Summary and Analysis
Porfiry begins rattling on about these poisoned cigarettes, and Raskolnikov wonders if Porfiry is going to play the same old game again. He throws Raskolnikov off guard by apologizing for their last meeting — "it was such a strange scene" — and perhaps he acted unfairly. He wants to convince Raskolnikov that he is sincerely attracted to him, and he believes that Raskolnikov is "a most honorable man with elements of greatness in him." Furthermore, he possesses a noble soul and elements of magnanimity.
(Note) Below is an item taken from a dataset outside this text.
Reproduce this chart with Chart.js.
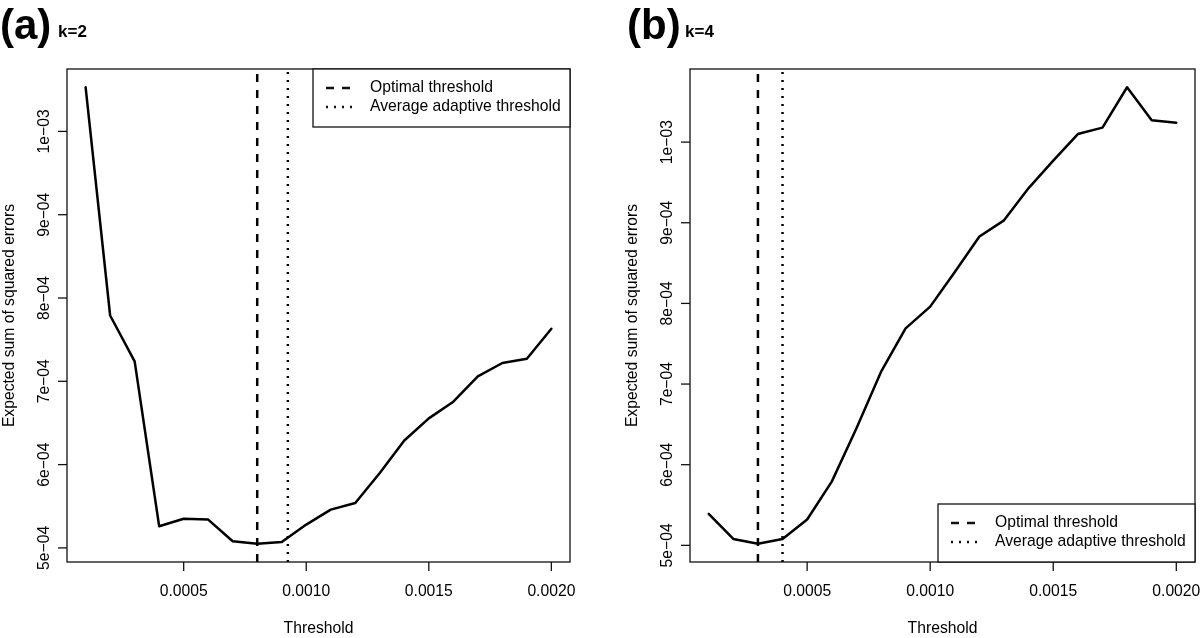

Porfiry also wants to explain all the various circumstances that led him to think Raskolnikov is the murderer — the pledges, the theory, the illness, the return to the scene of the crime, and other matters. He then explains why Nikolay the painter confessed to the murder. The painter happens to belong to an old religious order, which believes that man should suffer and to suffer at the hands of authorities is the best type of suffering, but above all "simply suffering is necessary."
At the end of his narration, Porfiry then explains how Nikolay could not have committed the murder. Instead, after describing the events surrounding the murder, he announces, "you Rodion Romanovitch, you are the murderer." After making this accusation, Porfiry tells him that he will not arrest him for several days because he wants Raskolnikov to come of his own volition and openly make the confession. To arrest him "is not to my interest."
Porfiry then tells Raskolnikov why he likes him and advises Raskolnikov to learn to love life, not to scorn the possibility of a mitigation of sentence. Likewise, he advises Raskolnikov to suffer "because suffering is a great thing." Before he leaves, Porfiry announces that he has no fear Raskolnikov might be tempted to run away; therefore, he is quite safe in letting him remain free until he confesses.
First, even though Porfiry is able to explain so much, the reader must step back and acknowledge that the information that Rodion Romanovitch is the murderer is still only circumstantial evidence and in modern courts would be insufficient to bring about a conviction.
Porfiry's explanation of the crime and his refusal to arrest Raskolnikov show that he does sincerely like Raskolnikov, but more importantly he also believes in Raskolnikov's greatness. Porfiry's true purpose and mission becomes clear in this chapter. First, one must understand that Porfiry, like Dostoevsky, was a dedicated Slavophil, one who believes that the Slavic people are a type of "chosen people." In other words, Porfiry believed so strongly in the greatness of Russia that he is constantly searching and helping those who he thinks will be the future leaders of Russia or who will be able to contribute to Russia's greatness in other ways. Therefore, he views Raskolnikov as a man of noble character, one of the young intellects of Russia who could be of great service to the state if he learns to reject his radical ideas. Porfiry attempts to force Raskolnikov to acknowledge that his theory is wrong, and from this confession to go on and face life and become one of the most important minds of Russia. If Porfiry were to arrest Raskolnikov immediately, it would ruin Raskolnikov's intellectual redemption through self-realization. But if Porfiry gives Raskolnikov enough time to confess on his own (and thus realize and acknowledge to himself his own error), then Raskolnikov will achieve a greatness in his own right. Therefore, it would be no advantage to arrest Raskolnikov unless it is for simple punishment, and Porfiry has greater things in mind for Raskolnikov than punishment; he wants redemption and greatness from Rodya.
Raskolnikov's confession earlier to Sonya represents one aspect of his character and Sonya is trying to redeem Raskolnikov by asking him to take up his cross and suffer. As a parallel, Porfiry also emphasizes the importance of suffering, which accounts for Nikolay's confession, but Porfiry emphasizes the importance of suffering as a means of expiation, "for suffering, Rodion Romanovitch, is a great thing."